II. AXE 1 : RENFORCER ET COMPLÉTER LES MESURES DE SOUTIEN À LA TRÉSORERIE DES PROFESSIONNELS ET DES COLLECTIVITÉS
A. SOUTENIR LES ENTREPRISES DE L'ÉCOSYSTÈME TOURISTIQUE
Mesure n° 1 : préciser le périmètre de chaque mesure du « plan tourisme » afin de ne laisser aucun professionnel au bord du chemin.
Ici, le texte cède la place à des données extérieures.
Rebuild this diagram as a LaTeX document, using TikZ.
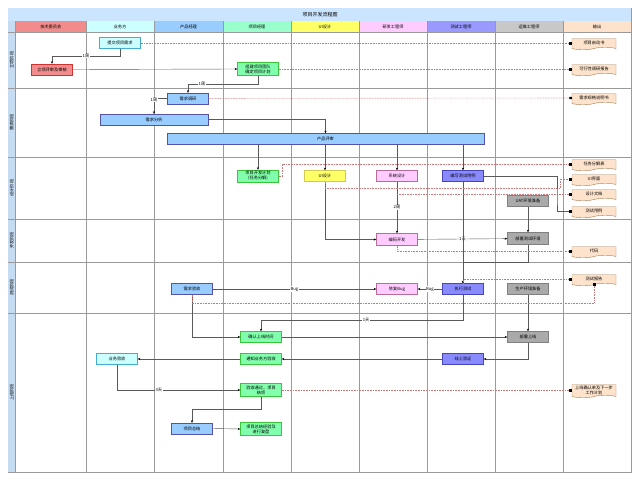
\documentclass[tikz,border=0pt]{standalone}
\usepackage{fontspec}
\setmainfont{Noto Sans CJK SC}
\usetikzlibrary{arrows.meta,shapes.symbols}
\definecolor{hdred}{HTML}{F28C8C}
\definecolor{hdcyan}{HTML}{CCFFFF}
\definecolor{hdblue}{HTML}{99CCFF}
\definecolor{hdgreen}{HTML}{99FFCC}
\definecolor{hdyellow}{HTML}{FFFF66}
\definecolor{hdpink}{HTML}{FFCCFF}
\definecolor{hdpurple}{HTML}{9999FF}
\definecolor{hdgray}{HTML}{C8C8C8}
\definecolor{hdpeach}{HTML}{FDE3CC}
\definecolor{titleblue}{HTML}{CCE5FF}
\definecolor{lanestrip}{HTML}{C5DCF2}
\definecolor{gridgray}{HTML}{9A9A9A}
\definecolor{docred}{HTML}{C87878}
\newcommand\ftiny{\fontsize{4.2}{5}\selectfont}

\begin{document}
\begin{tikzpicture}[x=1pt,y=-1pt,font=\ftiny,
  box/.style={draw,minimum width=41pt,minimum height=11pt,inner sep=0.6pt,
              align=center,line width=0.4pt},
  redbox/.style={box,fill=hdred,draw=red!60!gray},
  cyanbox/.style={box,fill=hdcyan,draw=cyan!70!gray},
  bluebox/.style={box,fill=hdblue,draw=blue!35!gray},
  greenbox/.style={box,fill=hdgreen!85!green,draw=green!55!gray},
  yellowbox/.style={box,fill=hdyellow,draw=yellow!60!gray},
  pinkbox/.style={box,fill=hdpink,draw=magenta!45!gray},
  purplebox/.style={box,fill=hdpurple!90!blue,draw=blue!45!gray},
  graybox/.style={box,fill=hdgray!85!black,draw=gray},
  outbox/.style={tape,tape bend top=none,tape bend height=2.5pt,draw=brown!60!gray,
                 fill=hdpeach,minimum width=44pt,minimum height=11pt,inner sep=0.6pt,
                 align=center,line width=0.4pt},
  line/.style={draw=black!65,line width=0.4pt,-{Stealth[length=2.6pt,width=2.2pt,black]}},
  doc/.style={draw=docred,line width=0.6pt,densely dotted,
              -{Square[length=2.4pt,width=2.4pt,black]}},
  lbl/.style={fill=white,inner sep=0.5pt,font=\ftiny}]

  \useasboundingbox (0,0) rectangle (640,482);

  % --- frame and title ---
  \draw[gridgray,fill=white] (8,8) rectangle (631,472);
  \fill[titleblue] (8,8) rectangle (631,21);
  \node (title) at (320,14.5) {\fontsize{5}{6}\selectfont 项目开发流程图};

  % --- column headers ---
  \foreach \xa/\xb/\col/\name in {15.5/86/hdred/技术委员会,86/154/hdcyan/业务方,
      154/223/hdblue/产品经理,223/291/hdgreen/项目经理,291/359/hdyellow/UI设计,
      359/427/hdpink/研发工程师,427/495/hdpurple/测试工程师,495/563/hdgray/运维工程师,
      563/631/hdpeach/输出} {
    \fill[\col] (\xa,21) rectangle (\xb,32);
    \node at ({(\xa+\xb)/2},26.5) {\name};
  }

  % --- lanes ---
  \fill[lanestrip] (8,21) rectangle (15.5,472);
  \foreach \ya/\yb/\name in {32/88/立项阶段,88/157/需求阶段,157/219/设计阶段,
      219/262/开发阶段,262/313/测试阶段,313/472/上线阶段} {
    \draw[gridgray] (8,\yb) -- (631,\yb);
    \node[rotate=90] at (11.8,{(\ya+\yb)/2}) {\name};
  }
  \draw[gridgray] (8,32) -- (631,32);
  \foreach \xx in {15.5,86,154,223,291,359,427,495,563}
    \draw[gridgray] (\xx,21) -- (\xx,472);

  % --- 立项 ---
  \node[cyanbox] (tijiao) at (120,43) {提交项目需求};
  \node[redbox] (shenhe) at (52,69.5) {立项评审及审核};
  \node[greenbox,minimum height=13pt] (zujian) at (258,69) {组建项目团队\\确定项目计划};
  \node[outbox] (o1) at (594,43) {项目启动书};
  \node[outbox] (o2) at (594,69) {可行性调研报告};

  % --- 需求 ---
  \node[bluebox] (xuqiu) at (188,98.5) {需求调研};
  \node[bluebox,minimum width=108pt] (fenxi) at (154,119.5) {需求分析};
  \node[bluebox,minimum width=317pt] (pingshen) at (325.5,139) {产品评审};
  \node[outbox] (o3) at (594,98) {需求规格说明书};

  % --- 设计 ---
  \node[greenbox,minimum height=12pt] (jihua) at (258,176) {项目开发计划\\(任务分解)};
  \node[yellowbox] (ui) at (325,176) {UI设计};
  \node[pinkbox] (sheji) at (397,176) {系统设计};
  \node[purplebox] (yongli) at (463,176) {编写测试用例};
  \node[graybox] (uat) at (528,201) {UAT环境准备};
  \node[outbox] (o4) at (594,164) {任务分解表};
  \node[outbox] (o5) at (594,179) {UI界面};
  \node[outbox] (o6) at (594,194) {设计文档};
  \node[outbox] (o7) at (594,211) {测试用例};

  % --- 开发 ---
  \node[pinkbox,minimum height=12pt] (kaifa) at (397,239.5) {编码开发};
  \node[graybox,minimum height=12pt] (bushu) at (528,238.5) {部署测试环境};
  \node[outbox] (o8) at (594,251) {代码};

  % --- 测试 ---
  \node[bluebox] (yanshou) at (192,289) {需求验收};
  \node[pinkbox] (xiufu) at (397,289) {修复Bug};
  \node[purplebox] (ceshi) at (463,289) {执行测试};
  \node[graybox] (shengchan) at (528,289) {生产环境准备};
  \node[outbox] (o9) at (594,279) {测试报告};

  % --- 上线 ---
  \node[greenbox] (shangxian) at (261,337) {确认上线时间};
  \node[graybox] (fabu) at (528,337) {部署上线};
  \node[purplebox] (yanzheng) at (463,359) {线上验证};
  \node[greenbox] (tongzhi) at (261,359) {通知业务方验收};
  \node[cyanbox] (yewu) at (117,359) {业务验收};
  \node[greenbox,minimum height=13pt] (jiexiang) at (261,390) {验收通过，项目\\结项};
  \node[outbox,minimum height=13pt] (o10) at (594,390) {上线确认单及下一步\\工作计划};
  \node[bluebox] (zongjie) at (192,428.5) {项目总结};
  \node[greenbox,minimum height=13pt] (fupan) at (261,429) {项目总结经验及\\进行复盘};

  % --- bend points ---
  \coordinate (j0) at (52,56);
  \coordinate (j5) at (188,84);
  \coordinate (j1) at (463,262);
  \coordinate (j2) at (594,303);
  \coordinate (j3) at (261,320);
  \coordinate (j4) at (192,409);

  % --- flow ---
  \draw[line] (tijiao.south) |- (j0) node[lbl,pos=0.75] {1周} -- (shenhe.north);
  \draw[line] (shenhe.east) -- (zujian.west);
  \draw[line] (zujian.south) |- (j5) node[lbl,pos=0.9] {1周} -- (xuqiu.north);
  \draw[line] (xuqiu.west) -| (fenxi.north) node[lbl,pos=0.55] {1周};
  \draw[line] (fenxi.east) -| (pingshen.north);
  \foreach \n in {jihua,ui,sheji,yongli}
    \draw[line] (\n |- pingshen.south) -- (\n.north);
  \draw[line] (sheji) -- (kaifa) node[lbl,midway] {2周};
  \draw[line] (ui.south) |- (kaifa.west);
  \draw[line] (kaifa) -- (bushu) node[lbl,midway] {1天};
  \draw[line] (uat) -- (bushu);
  \draw[line] (bushu.south) |- (j1) -- (ceshi.north);
  \draw[line] (yongli.south) -- (ceshi.north);
  \draw[line] (yanshou.east) -- (xiufu.west) node[lbl,pos=0.5] {Bug};
  \draw[line] (ceshi.west) -- (xiufu.east) node[lbl,midway] {Bug};
  \draw[line] (yanshou.south) |- (shangxian.west);
  \draw[line] (ceshi.south) |- (j3) node[lbl,pos=0.74] {1天} -- (shangxian.north);
  \draw[line] (shangxian.east) -- (fabu.west);
  \draw[line] (shengchan.south) -- (fabu.north);
  \draw[line] (fabu.south) |- (yanzheng.east);
  \draw[line] (yanzheng.west) -- (tongzhi.east);
  \draw[line] (tongzhi.west) -- (yewu.east);
  \draw[line] (yewu.south) |- (jiexiang.west) node[lbl,pos=0.67] {3天};
  \draw[line] (jiexiang.south) |- (j4) -- (zongjie.north);
  \draw[line] (zongjie.east) -- (fupan.west);

  % --- outputs ---
  \draw[doc] (tijiao.east) -- (o1.west);
  \draw[doc] (zujian.east) -- (o2.west);
  \draw[doc] (xuqiu.east) -- (o3.west);
  \draw[doc] (jihua.east) -- ++(4,0) |- (o4.west);
  \draw[doc] (ui.south) |- (560,188) |- (o5.west);
  \draw[doc] (sheji.south |- o6.west) -- (o6.west);
  \draw[line,-{Square[length=2.4pt,width=2.4pt,black]}] (yongli.east) -| (557,200) |- (o7.west);
  \draw[doc] (kaifa.south) |- (o8.west);
  \draw[doc] (ceshi.north) |- (o9.west);
  \draw[doc] (yanshou.south) |- (j2) -- (o9.south);
  \draw[doc] (jiexiang.east) -- (o10.west);

\end{tikzpicture}
\end{document}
Le tourisme est un écosystème complexe : si plus de 300 000 entreprises y participent directement, le nombre de professionnels qui y participent indirectement est bien plus élevé. Et la crise permet de constater à quel point le secteur est divers : l'annonce d'un « plan tourisme » s'est vite heurtée à la difficulté de ne pas oublier de nombreuses entreprises qui participent pleinement à faire du tourisme ce qu'il est dans notre pays.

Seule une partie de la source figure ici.